**Stored data**.

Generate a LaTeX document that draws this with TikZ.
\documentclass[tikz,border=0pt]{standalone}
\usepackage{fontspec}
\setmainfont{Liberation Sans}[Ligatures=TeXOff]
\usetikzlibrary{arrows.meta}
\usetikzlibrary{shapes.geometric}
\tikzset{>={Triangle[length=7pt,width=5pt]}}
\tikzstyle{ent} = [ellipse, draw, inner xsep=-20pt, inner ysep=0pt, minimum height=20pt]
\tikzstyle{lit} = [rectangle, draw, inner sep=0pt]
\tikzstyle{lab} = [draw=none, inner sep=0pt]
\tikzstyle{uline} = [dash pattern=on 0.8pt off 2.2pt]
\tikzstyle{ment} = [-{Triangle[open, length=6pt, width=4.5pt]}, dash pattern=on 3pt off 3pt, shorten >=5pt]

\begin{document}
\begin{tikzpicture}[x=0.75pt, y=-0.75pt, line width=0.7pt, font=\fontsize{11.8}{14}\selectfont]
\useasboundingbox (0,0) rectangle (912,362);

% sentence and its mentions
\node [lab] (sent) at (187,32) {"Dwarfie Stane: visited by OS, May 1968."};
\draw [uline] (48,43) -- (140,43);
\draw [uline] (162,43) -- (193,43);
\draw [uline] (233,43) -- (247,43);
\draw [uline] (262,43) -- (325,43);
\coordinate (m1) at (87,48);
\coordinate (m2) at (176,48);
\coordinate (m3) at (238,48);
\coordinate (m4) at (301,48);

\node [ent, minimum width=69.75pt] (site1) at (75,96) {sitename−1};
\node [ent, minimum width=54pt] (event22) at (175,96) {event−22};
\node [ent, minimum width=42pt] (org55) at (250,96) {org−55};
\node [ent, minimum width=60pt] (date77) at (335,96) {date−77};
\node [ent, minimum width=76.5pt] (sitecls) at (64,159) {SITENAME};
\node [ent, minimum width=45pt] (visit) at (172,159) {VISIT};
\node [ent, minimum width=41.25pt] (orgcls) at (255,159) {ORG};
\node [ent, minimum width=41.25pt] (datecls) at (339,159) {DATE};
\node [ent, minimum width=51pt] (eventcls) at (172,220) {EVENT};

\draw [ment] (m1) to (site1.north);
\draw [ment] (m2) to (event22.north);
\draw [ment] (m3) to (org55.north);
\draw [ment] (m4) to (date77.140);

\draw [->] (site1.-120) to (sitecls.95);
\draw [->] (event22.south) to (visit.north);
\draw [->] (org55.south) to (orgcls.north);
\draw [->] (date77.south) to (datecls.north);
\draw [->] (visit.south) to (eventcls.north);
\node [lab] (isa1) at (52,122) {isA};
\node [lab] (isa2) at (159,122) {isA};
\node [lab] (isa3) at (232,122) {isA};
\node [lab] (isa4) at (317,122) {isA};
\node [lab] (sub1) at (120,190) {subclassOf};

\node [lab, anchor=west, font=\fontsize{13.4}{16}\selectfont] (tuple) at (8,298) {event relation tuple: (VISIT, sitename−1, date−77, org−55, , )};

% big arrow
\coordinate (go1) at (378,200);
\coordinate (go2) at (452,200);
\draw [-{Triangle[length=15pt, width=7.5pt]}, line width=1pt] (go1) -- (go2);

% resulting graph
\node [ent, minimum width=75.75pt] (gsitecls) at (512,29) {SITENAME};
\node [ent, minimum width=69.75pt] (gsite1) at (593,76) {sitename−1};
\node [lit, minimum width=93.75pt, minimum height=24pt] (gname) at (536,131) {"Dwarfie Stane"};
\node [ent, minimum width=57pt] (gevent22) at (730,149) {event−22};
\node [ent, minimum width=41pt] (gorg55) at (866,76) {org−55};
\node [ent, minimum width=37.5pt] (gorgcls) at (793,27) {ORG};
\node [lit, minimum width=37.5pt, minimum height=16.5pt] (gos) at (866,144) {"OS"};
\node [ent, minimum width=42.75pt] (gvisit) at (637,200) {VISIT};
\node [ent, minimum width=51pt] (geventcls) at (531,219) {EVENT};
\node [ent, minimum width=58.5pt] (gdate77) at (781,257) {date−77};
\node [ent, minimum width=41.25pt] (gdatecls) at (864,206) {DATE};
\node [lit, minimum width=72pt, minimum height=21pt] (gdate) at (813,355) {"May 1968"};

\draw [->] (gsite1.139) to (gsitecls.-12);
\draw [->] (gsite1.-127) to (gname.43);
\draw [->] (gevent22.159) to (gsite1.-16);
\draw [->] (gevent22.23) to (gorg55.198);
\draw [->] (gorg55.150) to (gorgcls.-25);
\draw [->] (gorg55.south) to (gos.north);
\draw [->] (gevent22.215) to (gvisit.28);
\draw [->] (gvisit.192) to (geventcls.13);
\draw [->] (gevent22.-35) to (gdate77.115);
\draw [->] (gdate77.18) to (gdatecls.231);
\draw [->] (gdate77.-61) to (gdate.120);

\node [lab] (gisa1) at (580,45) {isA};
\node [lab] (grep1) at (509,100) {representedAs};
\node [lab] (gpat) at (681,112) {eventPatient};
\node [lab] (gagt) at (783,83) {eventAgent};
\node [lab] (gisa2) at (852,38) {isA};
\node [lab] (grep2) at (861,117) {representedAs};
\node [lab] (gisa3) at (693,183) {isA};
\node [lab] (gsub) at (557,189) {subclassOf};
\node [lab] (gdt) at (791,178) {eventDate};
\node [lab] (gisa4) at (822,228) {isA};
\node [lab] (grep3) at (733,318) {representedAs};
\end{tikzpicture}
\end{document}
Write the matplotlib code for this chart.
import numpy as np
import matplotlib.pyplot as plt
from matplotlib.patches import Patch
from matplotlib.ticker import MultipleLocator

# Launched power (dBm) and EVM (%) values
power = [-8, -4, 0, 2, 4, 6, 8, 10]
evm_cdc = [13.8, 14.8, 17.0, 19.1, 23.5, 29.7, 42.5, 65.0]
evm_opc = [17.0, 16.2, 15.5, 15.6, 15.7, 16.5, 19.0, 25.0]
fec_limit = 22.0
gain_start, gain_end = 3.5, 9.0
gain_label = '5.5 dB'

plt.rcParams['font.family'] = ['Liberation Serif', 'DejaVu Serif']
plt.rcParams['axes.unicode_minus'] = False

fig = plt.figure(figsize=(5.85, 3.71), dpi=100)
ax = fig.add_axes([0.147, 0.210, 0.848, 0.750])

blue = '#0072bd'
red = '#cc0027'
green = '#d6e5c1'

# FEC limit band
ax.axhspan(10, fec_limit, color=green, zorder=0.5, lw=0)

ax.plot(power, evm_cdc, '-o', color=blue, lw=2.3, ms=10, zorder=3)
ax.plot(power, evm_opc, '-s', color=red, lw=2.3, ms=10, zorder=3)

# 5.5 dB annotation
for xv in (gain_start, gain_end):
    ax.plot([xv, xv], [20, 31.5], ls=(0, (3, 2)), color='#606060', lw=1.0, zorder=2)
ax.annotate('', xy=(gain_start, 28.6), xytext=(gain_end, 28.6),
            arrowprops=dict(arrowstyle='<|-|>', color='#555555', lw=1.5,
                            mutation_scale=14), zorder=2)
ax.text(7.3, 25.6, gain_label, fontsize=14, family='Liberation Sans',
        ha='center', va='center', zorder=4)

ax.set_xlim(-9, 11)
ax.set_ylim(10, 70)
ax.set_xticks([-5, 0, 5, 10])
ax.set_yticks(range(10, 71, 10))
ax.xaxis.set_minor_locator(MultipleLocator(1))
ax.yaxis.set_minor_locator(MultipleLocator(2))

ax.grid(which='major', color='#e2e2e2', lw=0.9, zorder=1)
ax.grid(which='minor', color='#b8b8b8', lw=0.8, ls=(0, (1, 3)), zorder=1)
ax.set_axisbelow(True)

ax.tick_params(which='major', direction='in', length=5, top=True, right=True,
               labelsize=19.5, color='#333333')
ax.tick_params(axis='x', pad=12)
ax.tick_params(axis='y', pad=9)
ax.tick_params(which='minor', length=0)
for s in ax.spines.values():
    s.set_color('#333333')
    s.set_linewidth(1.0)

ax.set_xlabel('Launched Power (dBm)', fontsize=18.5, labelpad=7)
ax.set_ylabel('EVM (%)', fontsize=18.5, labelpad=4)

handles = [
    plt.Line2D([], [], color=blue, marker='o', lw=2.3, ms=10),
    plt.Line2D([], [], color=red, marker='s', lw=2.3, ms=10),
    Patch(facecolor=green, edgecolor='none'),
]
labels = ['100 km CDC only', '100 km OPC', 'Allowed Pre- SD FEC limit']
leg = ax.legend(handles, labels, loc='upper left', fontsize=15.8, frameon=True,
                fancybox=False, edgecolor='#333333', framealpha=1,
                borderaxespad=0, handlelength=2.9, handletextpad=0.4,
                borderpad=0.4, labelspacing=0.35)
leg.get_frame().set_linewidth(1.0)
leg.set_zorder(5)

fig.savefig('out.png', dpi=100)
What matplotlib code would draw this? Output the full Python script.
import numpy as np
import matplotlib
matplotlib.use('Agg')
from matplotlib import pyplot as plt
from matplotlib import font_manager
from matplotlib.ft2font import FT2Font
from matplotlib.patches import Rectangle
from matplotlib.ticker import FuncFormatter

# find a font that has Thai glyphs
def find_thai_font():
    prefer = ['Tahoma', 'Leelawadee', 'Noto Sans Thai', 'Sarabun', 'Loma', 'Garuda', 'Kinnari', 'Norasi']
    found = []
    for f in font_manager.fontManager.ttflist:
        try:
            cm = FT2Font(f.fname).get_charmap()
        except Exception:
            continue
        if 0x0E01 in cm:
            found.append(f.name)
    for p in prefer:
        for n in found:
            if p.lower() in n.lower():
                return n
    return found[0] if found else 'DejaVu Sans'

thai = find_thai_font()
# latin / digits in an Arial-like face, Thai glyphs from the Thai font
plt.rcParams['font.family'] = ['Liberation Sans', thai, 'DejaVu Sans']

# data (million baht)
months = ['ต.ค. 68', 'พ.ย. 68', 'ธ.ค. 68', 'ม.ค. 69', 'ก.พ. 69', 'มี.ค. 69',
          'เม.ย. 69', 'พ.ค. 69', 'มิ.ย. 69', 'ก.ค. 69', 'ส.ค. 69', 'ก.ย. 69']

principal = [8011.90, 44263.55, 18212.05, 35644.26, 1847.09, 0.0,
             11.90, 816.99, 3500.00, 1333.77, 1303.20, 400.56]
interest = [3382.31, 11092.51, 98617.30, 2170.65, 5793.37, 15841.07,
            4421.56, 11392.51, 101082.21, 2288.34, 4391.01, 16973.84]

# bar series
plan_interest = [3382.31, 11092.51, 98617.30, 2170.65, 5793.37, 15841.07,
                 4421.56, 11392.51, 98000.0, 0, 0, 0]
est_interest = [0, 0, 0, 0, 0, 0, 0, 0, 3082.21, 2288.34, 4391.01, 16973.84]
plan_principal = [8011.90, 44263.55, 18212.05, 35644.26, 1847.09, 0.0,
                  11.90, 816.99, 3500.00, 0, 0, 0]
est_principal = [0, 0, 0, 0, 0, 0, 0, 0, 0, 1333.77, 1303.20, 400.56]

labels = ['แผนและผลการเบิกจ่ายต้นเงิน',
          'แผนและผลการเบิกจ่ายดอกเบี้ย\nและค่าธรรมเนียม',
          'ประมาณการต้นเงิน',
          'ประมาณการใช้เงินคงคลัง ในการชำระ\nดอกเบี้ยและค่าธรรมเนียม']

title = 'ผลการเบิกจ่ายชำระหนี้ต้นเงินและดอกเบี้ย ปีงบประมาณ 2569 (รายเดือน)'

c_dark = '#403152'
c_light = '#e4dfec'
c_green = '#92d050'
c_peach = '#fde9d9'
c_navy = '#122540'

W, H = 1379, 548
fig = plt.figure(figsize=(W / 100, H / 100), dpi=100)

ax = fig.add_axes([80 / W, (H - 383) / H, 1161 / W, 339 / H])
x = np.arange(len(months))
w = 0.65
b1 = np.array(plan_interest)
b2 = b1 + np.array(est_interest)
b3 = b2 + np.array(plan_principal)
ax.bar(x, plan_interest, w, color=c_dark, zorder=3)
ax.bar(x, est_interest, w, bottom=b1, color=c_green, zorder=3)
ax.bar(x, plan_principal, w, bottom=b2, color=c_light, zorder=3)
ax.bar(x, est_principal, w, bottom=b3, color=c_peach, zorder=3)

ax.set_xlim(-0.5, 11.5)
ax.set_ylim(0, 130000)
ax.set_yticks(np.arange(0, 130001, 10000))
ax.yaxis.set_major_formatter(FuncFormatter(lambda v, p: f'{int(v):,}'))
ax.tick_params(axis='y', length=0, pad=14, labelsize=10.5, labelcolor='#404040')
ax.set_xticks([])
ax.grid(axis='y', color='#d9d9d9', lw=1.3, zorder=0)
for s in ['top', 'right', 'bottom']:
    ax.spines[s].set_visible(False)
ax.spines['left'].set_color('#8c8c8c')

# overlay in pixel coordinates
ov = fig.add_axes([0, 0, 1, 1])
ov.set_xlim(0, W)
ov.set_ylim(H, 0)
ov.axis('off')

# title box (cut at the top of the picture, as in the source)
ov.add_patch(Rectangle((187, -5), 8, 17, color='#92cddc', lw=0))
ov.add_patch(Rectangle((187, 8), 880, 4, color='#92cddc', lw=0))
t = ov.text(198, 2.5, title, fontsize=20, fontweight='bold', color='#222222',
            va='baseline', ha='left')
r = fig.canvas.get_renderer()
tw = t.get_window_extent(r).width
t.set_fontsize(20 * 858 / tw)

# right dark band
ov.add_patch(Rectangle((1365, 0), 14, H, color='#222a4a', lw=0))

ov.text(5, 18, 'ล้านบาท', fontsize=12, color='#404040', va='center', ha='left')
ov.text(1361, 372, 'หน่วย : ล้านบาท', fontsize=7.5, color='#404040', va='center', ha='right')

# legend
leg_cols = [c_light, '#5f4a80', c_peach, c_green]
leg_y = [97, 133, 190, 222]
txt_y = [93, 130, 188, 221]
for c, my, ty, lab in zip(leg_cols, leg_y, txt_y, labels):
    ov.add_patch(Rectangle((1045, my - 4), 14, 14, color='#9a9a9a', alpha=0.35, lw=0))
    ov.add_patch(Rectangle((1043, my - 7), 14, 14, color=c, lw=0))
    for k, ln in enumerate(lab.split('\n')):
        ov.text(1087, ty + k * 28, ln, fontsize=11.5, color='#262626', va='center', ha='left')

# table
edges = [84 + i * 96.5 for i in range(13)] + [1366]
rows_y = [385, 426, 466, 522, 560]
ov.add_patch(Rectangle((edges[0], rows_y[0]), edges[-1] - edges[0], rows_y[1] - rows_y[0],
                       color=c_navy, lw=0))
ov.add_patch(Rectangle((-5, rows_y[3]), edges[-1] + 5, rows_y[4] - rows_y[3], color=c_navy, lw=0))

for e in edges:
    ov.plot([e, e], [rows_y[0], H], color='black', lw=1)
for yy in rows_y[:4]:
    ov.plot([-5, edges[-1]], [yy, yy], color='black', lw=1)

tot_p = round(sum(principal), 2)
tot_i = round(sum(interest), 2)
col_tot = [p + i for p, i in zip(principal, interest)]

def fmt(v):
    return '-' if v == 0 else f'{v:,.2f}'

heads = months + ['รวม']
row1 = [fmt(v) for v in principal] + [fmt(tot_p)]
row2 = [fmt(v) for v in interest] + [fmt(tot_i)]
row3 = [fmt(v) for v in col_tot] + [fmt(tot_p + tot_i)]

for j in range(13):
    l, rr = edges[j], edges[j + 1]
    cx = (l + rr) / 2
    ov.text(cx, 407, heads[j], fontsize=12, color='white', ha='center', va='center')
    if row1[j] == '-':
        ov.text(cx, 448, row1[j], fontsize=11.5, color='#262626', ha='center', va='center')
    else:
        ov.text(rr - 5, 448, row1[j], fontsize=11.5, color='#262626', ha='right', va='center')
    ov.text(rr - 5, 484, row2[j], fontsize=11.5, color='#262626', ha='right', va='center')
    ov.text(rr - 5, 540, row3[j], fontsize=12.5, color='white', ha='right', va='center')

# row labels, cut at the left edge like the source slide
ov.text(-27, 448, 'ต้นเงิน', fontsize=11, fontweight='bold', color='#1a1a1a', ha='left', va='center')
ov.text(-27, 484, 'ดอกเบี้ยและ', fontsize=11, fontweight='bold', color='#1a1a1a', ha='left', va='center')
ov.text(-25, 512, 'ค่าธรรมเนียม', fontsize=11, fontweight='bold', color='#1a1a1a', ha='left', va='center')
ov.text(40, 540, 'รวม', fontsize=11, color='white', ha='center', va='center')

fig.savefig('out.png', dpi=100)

**Exercise brief**. Exactly as they appear, please write out the lines from the opening of the listing above down to the line containing "(m4) to (date77.140);", with both end lines included.

**Problem solution**.
Generate a LaTeX document that draws this with TikZ.
\documentclass[tikz,border=0pt]{standalone}
\usepackage{fontspec}
\setmainfont{Liberation Sans}[Ligatures=TeXOff]
\usetikzlibrary{arrows.meta}
\usetikzlibrary{shapes.geometric}
\tikzset{>={Triangle[length=7pt,width=5pt]}}
\tikzstyle{ent} = [ellipse, draw, inner xsep=-20pt, inner ysep=0pt, minimum height=20pt]
\tikzstyle{lit} = [rectangle, draw, inner sep=0pt]
\tikzstyle{lab} = [draw=none, inner sep=0pt]
\tikzstyle{uline} = [dash pattern=on 0.8pt off 2.2pt]
\tikzstyle{ment} = [-{Triangle[open, length=6pt, width=4.5pt]}, dash pattern=on 3pt off 3pt, shorten >=5pt]

\begin{document}
\begin{tikzpicture}[x=0.75pt, y=-0.75pt, line width=0.7pt, font=\fontsize{11.8}{14}\selectfont]
\useasboundingbox (0,0) rectangle (912,362);

% sentence and its mentions
\node [lab] (sent) at (187,32) {"Dwarfie Stane: visited by OS, May 1968."};
\draw [uline] (48,43) -- (140,43);
\draw [uline] (162,43) -- (193,43);
\draw [uline] (233,43) -- (247,43);
\draw [uline] (262,43) -- (325,43);
\coordinate (m1) at (87,48);
\coordinate (m2) at (176,48);
\coordinate (m3) at (238,48);
\coordinate (m4) at (301,48);

\node [ent, minimum width=69.75pt] (site1) at (75,96) {sitename−1};
\node [ent, minimum width=54pt] (event22) at (175,96) {event−22};
\node [ent, minimum width=42pt] (org55) at (250,96) {org−55};
\node [ent, minimum width=60pt] (date77) at (335,96) {date−77};
\node [ent, minimum width=76.5pt] (sitecls) at (64,159) {SITENAME};
\node [ent, minimum width=45pt] (visit) at (172,159) {VISIT};
\node [ent, minimum width=41.25pt] (orgcls) at (255,159) {ORG};
\node [ent, minimum width=41.25pt] (datecls) at (339,159) {DATE};
\node [ent, minimum width=51pt] (eventcls) at (172,220) {EVENT};

\draw [ment] (m1) to (site1.north);
\draw [ment] (m2) to (event22.north);
\draw [ment] (m3) to (org55.north);
\draw [ment] (m4) to (date77.140);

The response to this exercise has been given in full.